__Given problem__.
Would you repeat the listing exactly but omit every picture?

····················

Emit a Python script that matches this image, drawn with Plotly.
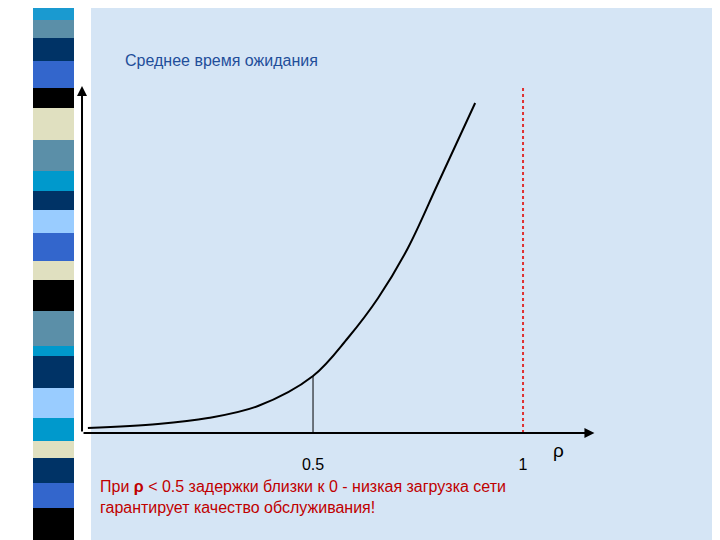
import plotly.graph_objects as go

rho = [-0.036, 0.131, 0.25, 0.369, 0.5, 0.583, 0.655, 0.726, 0.798, 0.886]
wait = [5, 9, 15, 27, 57, 95, 135, 185, 250, 330]
tick_vals = [0.5, 1]
tick_text = ["0.5", "1"]
stripe_edges = [0, 12, 30, 53, 80, 100, 132, 163, 183, 202, 225, 253, 272, 303, 338, 348, 380, 410, 433, 450, 475, 500, 540]
stripe_colors = ["#1a9ad0", "#5b8fa8", "#003366", "#3366cc", "#000000", "#e0e0c0", "#5b8fa8",
                 "#0099cc", "#003366", "#99ccff", "#3366cc", "#e0e0c0", "#000000", "#5b8fa8",
                 "#0099cc", "#003366", "#99ccff", "#0099cc", "#e0e0c0", "#003366", "#3366cc", "#000000"]

W, H = 720, 540
fig = go.Figure()
fig.add_trace(go.Scatter(x=rho, y=wait, mode="lines", line=dict(color="black", width=2, shape="spline"),
                         hoverinfo="skip"))
i05 = rho.index(0.5)
fig.add_trace(go.Scatter(x=[0.5, 0.5], y=[0, wait[i05]], mode="lines", line=dict(color="black", width=1)))
fig.add_trace(go.Scatter(x=[1, 1], y=[0, 347], mode="lines", line=dict(color="#e03030", width=2, dash="dot")))

shapes = [dict(type="rect", xref="paper", yref="paper", x0=83 / W, x1=1, y0=0, y1=1,
               fillcolor="#d5e5f5", line_width=0, layer="below")]
for i, c in enumerate(stripe_colors):
    shapes.append(dict(type="rect", xref="paper", yref="paper", x0=25 / W, x1=66 / W,
                       y0=1 - stripe_edges[i + 1] / H, y1=1 - stripe_edges[i] / H,
                       fillcolor=c, line_width=0, layer="below"))

anns = [
    dict(x=1.17, y=0, ax=-0.05, ay=0, xref="x", yref="y", axref="x", ayref="y",
         showarrow=True, arrowhead=2, arrowsize=1, arrowwidth=2, arrowcolor="black", text=""),
    dict(x=-0.05, y=347, ax=-0.05, ay=0, xref="x", yref="y", axref="x", ayref="y",
         showarrow=True, arrowhead=2, arrowsize=1, arrowwidth=2, arrowcolor="black", text=""),
    dict(x=115 / W, y=1 - 42 / H, xref="paper", yref="paper", xanchor="left", showarrow=False,
         text="Среднее время ожидания", font=dict(size=16, color="#1f4e9a")),
    dict(x=558 / W, y=1 - 455 / H, xref="paper", yref="paper", showarrow=False,
         text="ρ", font=dict(size=19, color="black")),
    dict(x=90 / W, y=1 - 510 / H, xref="paper", yref="paper", xanchor="left", align="left", showarrow=False,
         text="При <b>ρ</b> < 0.5 задержки близки к 0 - низкая загрузка сети<br>гарантирует качество обслуживания!",
         font=dict(size=16, color="#c00000")),
]

fig.update_layout(
    width=W, height=H, showlegend=False, paper_bgcolor="white", plot_bgcolor="rgba(0,0,0,0)",
    margin=dict(l=0, r=0, t=0, b=0), shapes=shapes, annotations=anns,
    font=dict(family="Liberation Sans, Arial, sans-serif"),
    xaxis=dict(domain=[73 / W, 1], range=[-0.0524, 1.488], showgrid=False, zeroline=False, showline=False,
               tickvals=tick_vals, ticktext=tick_text, ticks="", ticklabelstandoff=20,
               tickfont=dict(size=16, color="black")),
    yaxis=dict(domain=[115 / H, 1], range=[0, 425], showgrid=False, zeroline=False, showline=False,
               showticklabels=False),
)
fig.write_html("out.html")
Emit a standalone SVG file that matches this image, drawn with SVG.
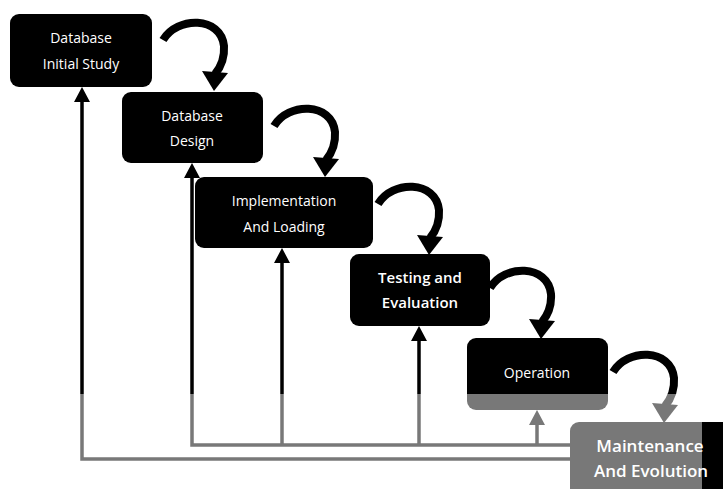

····················

__The completed task__.
Emit a Python script that matches this image, drawn with Plotly.
import plotly.graph_objects as go

rho = [-0.036, 0.131, 0.25, 0.369, 0.5, 0.583, 0.655, 0.726, 0.798, 0.886]
wait = [5, 9, 15, 27, 57, 95, 135, 185, 250, 330]
tick_vals = [0.5, 1]
tick_text = ["0.5", "1"]
stripe_edges = [0, 12, 30, 53, 80, 100, 132, 163, 183, 202, 225, 253, 272, 303, 338, 348, 380, 410, 433, 450, 475, 500, 540]
stripe_colors = ["#1a9ad0", "#5b8fa8", "#003366", "#3366cc", "#000000", "#e0e0c0", "#5b8fa8",
                 "#0099cc", "#003366", "#99ccff", "#3366cc", "#e0e0c0", "#000000", "#5b8fa8",
                 "#0099cc", "#003366", "#99ccff", "#0099cc", "#e0e0c0", "#003366", "#3366cc", "#000000"]

W, H = 720, 540
fig = go.Figure()
fig.add_trace(go.Scatter(x=rho, y=wait, mode="lines", line=dict(color="black", width=2, shape="spline"),
                         hoverinfo="skip"))
i05 = rho.index(0.5)
fig.add_trace(go.Scatter(x=[0.5, 0.5], y=[0, wait[i05]], mode="lines", line=dict(color="black", width=1)))
fig.add_trace(go.Scatter(x=[1, 1], y=[0, 347], mode="lines", line=dict(color="#e03030", width=2, dash="dot")))

shapes = [dict(type="rect", xref="paper", yref="paper", x0=83 / W, x1=1, y0=0, y1=1,
               fillcolor="#d5e5f5", line_width=0, layer="below")]
for i, c in enumerate(stripe_colors):
    shapes.append(dict(type="rect", xref="paper", yref="paper", x0=25 / W, x1=66 / W,
                       y0=1 - stripe_edges[i + 1] / H, y1=1 - stripe_edges[i] / H,
                       fillcolor=c, line_width=0, layer="below"))

anns = [
    dict(x=1.17, y=0, ax=-0.05, ay=0, xref="x", yref="y", axref="x", ayref="y",
         showarrow=True, arrowhead=2, arrowsize=1, arrowwidth=2, arrowcolor="black", text=""),
    dict(x=-0.05, y=347, ax=-0.05, ay=0, xref="x", yref="y", axref="x", ayref="y",
         showarrow=True, arrowhead=2, arrowsize=1, arrowwidth=2, arrowcolor="black", text=""),
    dict(x=115 / W, y=1 - 42 / H, xref="paper", yref="paper", xanchor="left", showarrow=False,
         text="Среднее время ожидания", font=dict(size=16, color="#1f4e9a")),
    dict(x=558 / W, y=1 - 455 / H, xref="paper", yref="paper", showarrow=False,
         text="ρ", font=dict(size=19, color="black")),
    dict(x=90 / W, y=1 - 510 / H, xref="paper", yref="paper", xanchor="left", align="left", showarrow=False,
         text="При <b>ρ</b> < 0.5 задержки близки к 0 - низкая загрузка сети<br>гарантирует качество обслуживания!",
         font=dict(size=16, color="#c00000")),
]

fig.update_layout(
    width=W, height=H, showlegend=False, paper_bgcolor="white", plot_bgcolor="rgba(0,0,0,0)",
    margin=dict(l=0, r=0, t=0, b=0), shapes=shapes, annotations=anns,
    font=dict(family="Liberation Sans, Arial, sans-serif"),
    xaxis=dict(domain=[73 / W, 1], range=[-0.0524, 1.488], showgrid=False, zeroline=False, showline=False,
               tickvals=tick_vals, ticktext=tick_text, ticks="", ticklabelstandoff=20,
               tickfont=dict(size=16, color="black")),
    yaxis=dict(domain=[115 / H, 1], range=[0, 425], showgrid=False, zeroline=False, showline=False,
               showticklabels=False),
)
fig.write_html("out.html")
Emit a standalone SVG file that matches this image, drawn with SVG.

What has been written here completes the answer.